— START SUPPLIED INFORMATION —

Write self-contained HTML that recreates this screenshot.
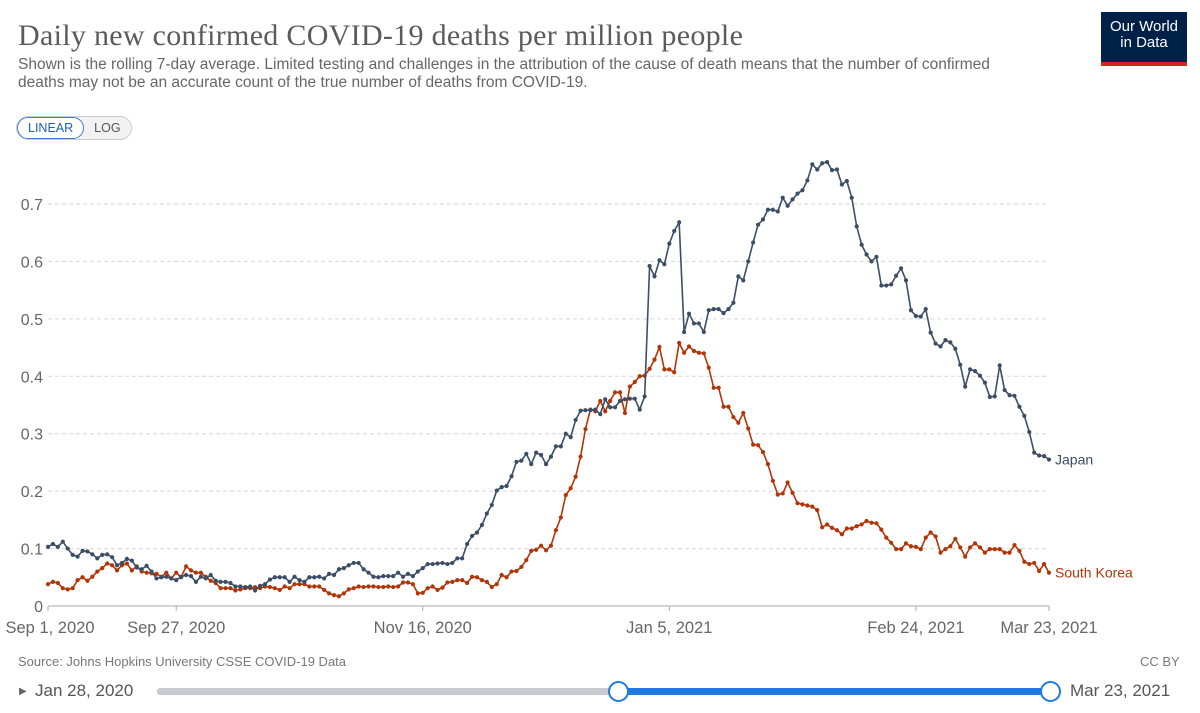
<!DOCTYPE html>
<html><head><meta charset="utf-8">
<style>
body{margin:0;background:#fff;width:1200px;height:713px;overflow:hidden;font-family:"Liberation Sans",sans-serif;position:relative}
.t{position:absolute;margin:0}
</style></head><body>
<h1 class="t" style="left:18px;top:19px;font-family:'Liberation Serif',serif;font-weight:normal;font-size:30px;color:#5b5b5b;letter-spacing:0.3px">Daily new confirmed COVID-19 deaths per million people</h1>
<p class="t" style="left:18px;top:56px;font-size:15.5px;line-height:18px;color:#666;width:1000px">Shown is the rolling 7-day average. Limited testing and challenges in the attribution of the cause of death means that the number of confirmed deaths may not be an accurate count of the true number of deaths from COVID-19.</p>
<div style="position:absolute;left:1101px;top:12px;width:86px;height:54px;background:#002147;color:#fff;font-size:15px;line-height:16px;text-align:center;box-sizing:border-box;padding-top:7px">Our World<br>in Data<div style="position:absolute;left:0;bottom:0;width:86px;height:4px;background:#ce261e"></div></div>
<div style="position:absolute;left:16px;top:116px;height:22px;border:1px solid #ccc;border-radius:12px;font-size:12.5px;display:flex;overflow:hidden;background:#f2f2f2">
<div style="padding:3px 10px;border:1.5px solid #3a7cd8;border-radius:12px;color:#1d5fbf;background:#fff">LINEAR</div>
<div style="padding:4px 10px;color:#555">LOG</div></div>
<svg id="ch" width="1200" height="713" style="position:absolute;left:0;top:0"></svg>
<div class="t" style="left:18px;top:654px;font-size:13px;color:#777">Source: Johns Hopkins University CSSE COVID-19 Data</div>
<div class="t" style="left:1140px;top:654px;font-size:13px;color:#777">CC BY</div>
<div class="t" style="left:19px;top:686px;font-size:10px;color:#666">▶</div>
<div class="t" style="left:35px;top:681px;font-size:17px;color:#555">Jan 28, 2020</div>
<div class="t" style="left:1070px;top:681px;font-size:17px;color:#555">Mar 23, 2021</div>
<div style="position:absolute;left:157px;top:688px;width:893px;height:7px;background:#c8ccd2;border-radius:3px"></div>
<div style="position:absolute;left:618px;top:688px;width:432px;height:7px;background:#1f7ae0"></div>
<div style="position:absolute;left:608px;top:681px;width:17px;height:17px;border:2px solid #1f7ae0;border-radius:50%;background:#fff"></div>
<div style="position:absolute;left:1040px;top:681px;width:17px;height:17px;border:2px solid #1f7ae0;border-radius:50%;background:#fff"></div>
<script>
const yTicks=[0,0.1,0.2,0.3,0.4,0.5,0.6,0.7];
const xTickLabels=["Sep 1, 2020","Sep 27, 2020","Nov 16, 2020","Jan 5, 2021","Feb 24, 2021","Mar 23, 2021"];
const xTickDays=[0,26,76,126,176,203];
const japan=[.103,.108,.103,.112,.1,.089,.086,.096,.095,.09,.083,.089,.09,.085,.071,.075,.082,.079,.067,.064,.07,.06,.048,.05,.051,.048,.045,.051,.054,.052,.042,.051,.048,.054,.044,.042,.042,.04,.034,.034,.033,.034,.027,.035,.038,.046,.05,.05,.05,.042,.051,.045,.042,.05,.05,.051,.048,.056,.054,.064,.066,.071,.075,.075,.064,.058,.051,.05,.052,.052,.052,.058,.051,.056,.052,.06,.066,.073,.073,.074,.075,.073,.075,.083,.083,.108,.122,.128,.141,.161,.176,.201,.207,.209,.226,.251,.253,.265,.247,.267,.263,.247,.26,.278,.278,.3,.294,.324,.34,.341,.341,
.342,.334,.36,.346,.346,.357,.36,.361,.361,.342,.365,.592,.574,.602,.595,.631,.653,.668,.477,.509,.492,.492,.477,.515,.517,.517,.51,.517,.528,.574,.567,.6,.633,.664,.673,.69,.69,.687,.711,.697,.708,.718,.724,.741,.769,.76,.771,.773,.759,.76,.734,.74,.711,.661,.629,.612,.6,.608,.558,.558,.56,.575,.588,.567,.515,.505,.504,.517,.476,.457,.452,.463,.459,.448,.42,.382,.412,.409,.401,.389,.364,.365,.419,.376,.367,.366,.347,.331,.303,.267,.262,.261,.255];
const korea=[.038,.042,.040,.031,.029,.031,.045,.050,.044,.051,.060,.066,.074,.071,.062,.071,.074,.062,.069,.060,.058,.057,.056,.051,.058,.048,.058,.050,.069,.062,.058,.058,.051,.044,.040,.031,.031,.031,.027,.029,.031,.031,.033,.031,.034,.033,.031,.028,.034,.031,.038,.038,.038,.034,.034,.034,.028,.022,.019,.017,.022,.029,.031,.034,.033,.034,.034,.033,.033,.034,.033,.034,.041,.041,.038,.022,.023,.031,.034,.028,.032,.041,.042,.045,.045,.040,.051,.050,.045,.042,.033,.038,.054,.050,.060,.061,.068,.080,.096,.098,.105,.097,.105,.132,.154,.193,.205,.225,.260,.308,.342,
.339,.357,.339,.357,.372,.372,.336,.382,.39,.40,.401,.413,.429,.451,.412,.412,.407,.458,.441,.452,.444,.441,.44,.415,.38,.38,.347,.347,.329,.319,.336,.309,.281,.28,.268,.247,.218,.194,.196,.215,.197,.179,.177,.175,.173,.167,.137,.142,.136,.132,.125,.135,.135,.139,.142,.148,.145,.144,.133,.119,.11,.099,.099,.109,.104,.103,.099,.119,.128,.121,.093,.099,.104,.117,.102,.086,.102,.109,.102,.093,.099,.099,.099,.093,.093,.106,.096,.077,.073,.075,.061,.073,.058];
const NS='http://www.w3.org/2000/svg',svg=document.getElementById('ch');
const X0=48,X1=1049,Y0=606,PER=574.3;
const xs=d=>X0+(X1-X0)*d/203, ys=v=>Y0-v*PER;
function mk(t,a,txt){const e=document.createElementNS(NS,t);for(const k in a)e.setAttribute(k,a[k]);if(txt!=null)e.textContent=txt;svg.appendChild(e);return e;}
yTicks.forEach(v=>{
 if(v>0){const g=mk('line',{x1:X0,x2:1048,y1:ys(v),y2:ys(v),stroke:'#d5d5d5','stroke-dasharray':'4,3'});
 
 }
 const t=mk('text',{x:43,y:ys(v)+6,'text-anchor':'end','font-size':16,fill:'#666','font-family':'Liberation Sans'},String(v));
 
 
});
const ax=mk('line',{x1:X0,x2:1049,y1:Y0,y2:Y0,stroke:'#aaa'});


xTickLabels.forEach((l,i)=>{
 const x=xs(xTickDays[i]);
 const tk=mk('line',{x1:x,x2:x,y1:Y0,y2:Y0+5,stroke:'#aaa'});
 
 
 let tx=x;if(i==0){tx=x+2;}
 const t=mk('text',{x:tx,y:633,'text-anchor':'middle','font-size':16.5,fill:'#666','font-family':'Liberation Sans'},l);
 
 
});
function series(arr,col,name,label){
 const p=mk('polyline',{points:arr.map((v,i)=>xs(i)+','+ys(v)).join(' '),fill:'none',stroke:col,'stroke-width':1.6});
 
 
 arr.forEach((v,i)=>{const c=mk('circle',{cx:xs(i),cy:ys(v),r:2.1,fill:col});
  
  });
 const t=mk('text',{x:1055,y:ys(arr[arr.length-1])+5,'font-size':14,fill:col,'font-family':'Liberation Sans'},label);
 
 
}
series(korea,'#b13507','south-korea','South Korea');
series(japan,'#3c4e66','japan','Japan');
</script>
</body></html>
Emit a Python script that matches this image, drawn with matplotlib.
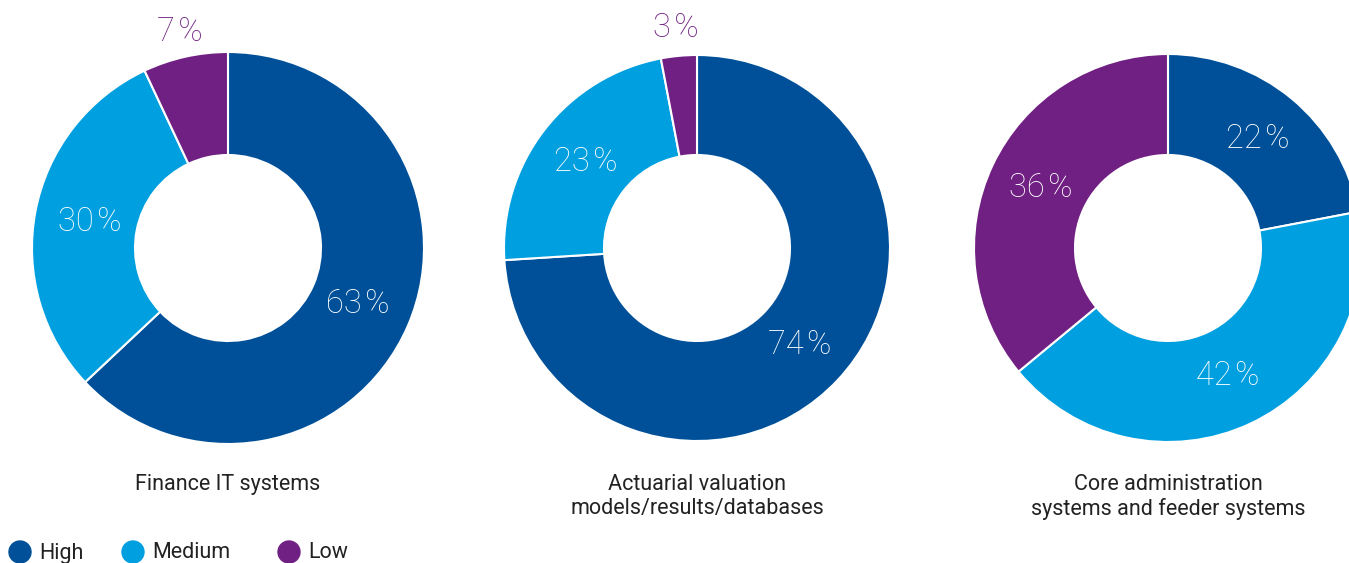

— END SUPPLIED INFORMATION —

- **STATED EXERCISE**: Transcribe the material exactly, and leave out whatever pictures it holds.

- **EXERCISE RESULT**:
Write self-contained HTML that recreates this screenshot.
<!DOCTYPE html>
<html><head><meta charset="utf-8">
<style>
body{margin:0;background:#fff;width:1200px;height:713px;overflow:hidden;font-family:"Liberation Sans",sans-serif;position:relative}
.t{position:absolute;margin:0}
</style></head><body>
<h1 class="t" style="left:18px;top:19px;font-family:'Liberation Serif',serif;font-weight:normal;font-size:30px;color:#5b5b5b;letter-spacing:0.3px">Daily new confirmed COVID-19 deaths per million people</h1>
<p class="t" style="left:18px;top:56px;font-size:15.5px;line-height:18px;color:#666;width:1000px">Shown is the rolling 7-day average. Limited testing and challenges in the attribution of the cause of death means that the number of confirmed deaths may not be an accurate count of the true number of deaths from COVID-19.</p>
<div style="position:absolute;left:1101px;top:12px;width:86px;height:54px;background:#002147;color:#fff;font-size:15px;line-height:16px;text-align:center;box-sizing:border-box;padding-top:7px">Our World<br>in Data<div style="position:absolute;left:0;bottom:0;width:86px;height:4px;background:#ce261e"></div></div>
<div style="position:absolute;left:16px;top:116px;height:22px;border:1px solid #ccc;border-radius:12px;font-size:12.5px;display:flex;overflow:hidden;background:#f2f2f2">
<div style="padding:3px 10px;border:1.5px solid #3a7cd8;border-radius:12px;color:#1d5fbf;background:#fff">LINEAR</div>
<div style="padding:4px 10px;color:#555">LOG</div></div>
<svg id="ch" width="1200" height="713" style="position:absolute;left:0;top:0"></svg>
<div class="t" style="left:18px;top:654px;font-size:13px;color:#777">Source: Johns Hopkins University CSSE COVID-19 Data</div>
<div class="t" style="left:1140px;top:654px;font-size:13px;color:#777">CC BY</div>
<div class="t" style="left:19px;top:686px;font-size:10px;color:#666">▶</div>
<div class="t" style="left:35px;top:681px;font-size:17px;color:#555">Jan 28, 2020</div>
<div class="t" style="left:1070px;top:681px;font-size:17px;color:#555">Mar 23, 2021</div>
<div style="position:absolute;left:157px;top:688px;width:893px;height:7px;background:#c8ccd2;border-radius:3px"></div>
<div style="position:absolute;left:618px;top:688px;width:432px;height:7px;background:#1f7ae0"></div>
<div style="position:absolute;left:608px;top:681px;width:17px;height:17px;border:2px solid #1f7ae0;border-radius:50%;background:#fff"></div>
<div style="position:absolute;left:1040px;top:681px;width:17px;height:17px;border:2px solid #1f7ae0;border-radius:50%;background:#fff"></div>
<script>
const yTicks=[0,0.1,0.2,0.3,0.4,0.5,0.6,0.7];
const xTickLabels=["Sep 1, 2020","Sep 27, 2020","Nov 16, 2020","Jan 5, 2021","Feb 24, 2021","Mar 23, 2021"];
const xTickDays=[0,26,76,126,176,203];
const japan=[.103,.108,.103,.112,.1,.089,.086,.096,.095,.09,.083,.089,.09,.085,.071,.075,.082,.079,.067,.064,.07,.06,.048,.05,.051,.048,.045,.051,.054,.052,.042,.051,.048,.054,.044,.042,.042,.04,.034,.034,.033,.034,.027,.035,.038,.046,.05,.05,.05,.042,.051,.045,.042,.05,.05,.051,.048,.056,.054,.064,.066,.071,.075,.075,.064,.058,.051,.05,.052,.052,.052,.058,.051,.056,.052,.06,.066,.073,.073,.074,.075,.073,.075,.083,.083,.108,.122,.128,.141,.161,.176,.201,.207,.209,.226,.251,.253,.265,.247,.267,.263,.247,.26,.278,.278,.3,.294,.324,.34,.341,.341,
.342,.334,.36,.346,.346,.357,.36,.361,.361,.342,.365,.592,.574,.602,.595,.631,.653,.668,.477,.509,.492,.492,.477,.515,.517,.517,.51,.517,.528,.574,.567,.6,.633,.664,.673,.69,.69,.687,.711,.697,.708,.718,.724,.741,.769,.76,.771,.773,.759,.76,.734,.74,.711,.661,.629,.612,.6,.608,.558,.558,.56,.575,.588,.567,.515,.505,.504,.517,.476,.457,.452,.463,.459,.448,.42,.382,.412,.409,.401,.389,.364,.365,.419,.376,.367,.366,.347,.331,.303,.267,.262,.261,.255];
const korea=[.038,.042,.040,.031,.029,.031,.045,.050,.044,.051,.060,.066,.074,.071,.062,.071,.074,.062,.069,.060,.058,.057,.056,.051,.058,.048,.058,.050,.069,.062,.058,.058,.051,.044,.040,.031,.031,.031,.027,.029,.031,.031,.033,.031,.034,.033,.031,.028,.034,.031,.038,.038,.038,.034,.034,.034,.028,.022,.019,.017,.022,.029,.031,.034,.033,.034,.034,.033,.033,.034,.033,.034,.041,.041,.038,.022,.023,.031,.034,.028,.032,.041,.042,.045,.045,.040,.051,.050,.045,.042,.033,.038,.054,.050,.060,.061,.068,.080,.096,.098,.105,.097,.105,.132,.154,.193,.205,.225,.260,.308,.342,
.339,.357,.339,.357,.372,.372,.336,.382,.39,.40,.401,.413,.429,.451,.412,.412,.407,.458,.441,.452,.444,.441,.44,.415,.38,.38,.347,.347,.329,.319,.336,.309,.281,.28,.268,.247,.218,.194,.196,.215,.197,.179,.177,.175,.173,.167,.137,.142,.136,.132,.125,.135,.135,.139,.142,.148,.145,.144,.133,.119,.11,.099,.099,.109,.104,.103,.099,.119,.128,.121,.093,.099,.104,.117,.102,.086,.102,.109,.102,.093,.099,.099,.099,.093,.093,.106,.096,.077,.073,.075,.061,.073,.058];
const NS='http://www.w3.org/2000/svg',svg=document.getElementById('ch');
const X0=48,X1=1049,Y0=606,PER=574.3;
const xs=d=>X0+(X1-X0)*d/203, ys=v=>Y0-v*PER;
function mk(t,a,txt){const e=document.createElementNS(NS,t);for(const k in a)e.setAttribute(k,a[k]);if(txt!=null)e.textContent=txt;svg.appendChild(e);return e;}
yTicks.forEach(v=>{
 if(v>0){const g=mk('line',{x1:X0,x2:1048,y1:ys(v),y2:ys(v),stroke:'#d5d5d5','stroke-dasharray':'4,3'});
 
 }
 const t=mk('text',{x:43,y:ys(v)+6,'text-anchor':'end','font-size':16,fill:'#666','font-family':'Liberation Sans'},String(v));
 
 
});
const ax=mk('line',{x1:X0,x2:1049,y1:Y0,y2:Y0,stroke:'#aaa'});


xTickLabels.forEach((l,i)=>{
 const x=xs(xTickDays[i]);
 const tk=mk('line',{x1:x,x2:x,y1:Y0,y2:Y0+5,stroke:'#aaa'});
 
 
 let tx=x;if(i==0){tx=x+2;}
 const t=mk('text',{x:tx,y:633,'text-anchor':'middle','font-size':16.5,fill:'#666','font-family':'Liberation Sans'},l);
 
 
});
function series(arr,col,name,label){
 const p=mk('polyline',{points:arr.map((v,i)=>xs(i)+','+ys(v)).join(' '),fill:'none',stroke:col,'stroke-width':1.6});
 
 
 arr.forEach((v,i)=>{const c=mk('circle',{cx:xs(i),cy:ys(v),r:2.1,fill:col});
  
  });
 const t=mk('text',{x:1055,y:ys(arr[arr.length-1])+5,'font-size':14,fill:col,'font-family':'Liberation Sans'},label);
 
 
}
series(korea,'#b13507','south-korea','South Korea');
series(japan,'#3c4e66','japan','Japan');
</script>
</body></html>
Emit a Python script that matches this image, drawn with matplotlib.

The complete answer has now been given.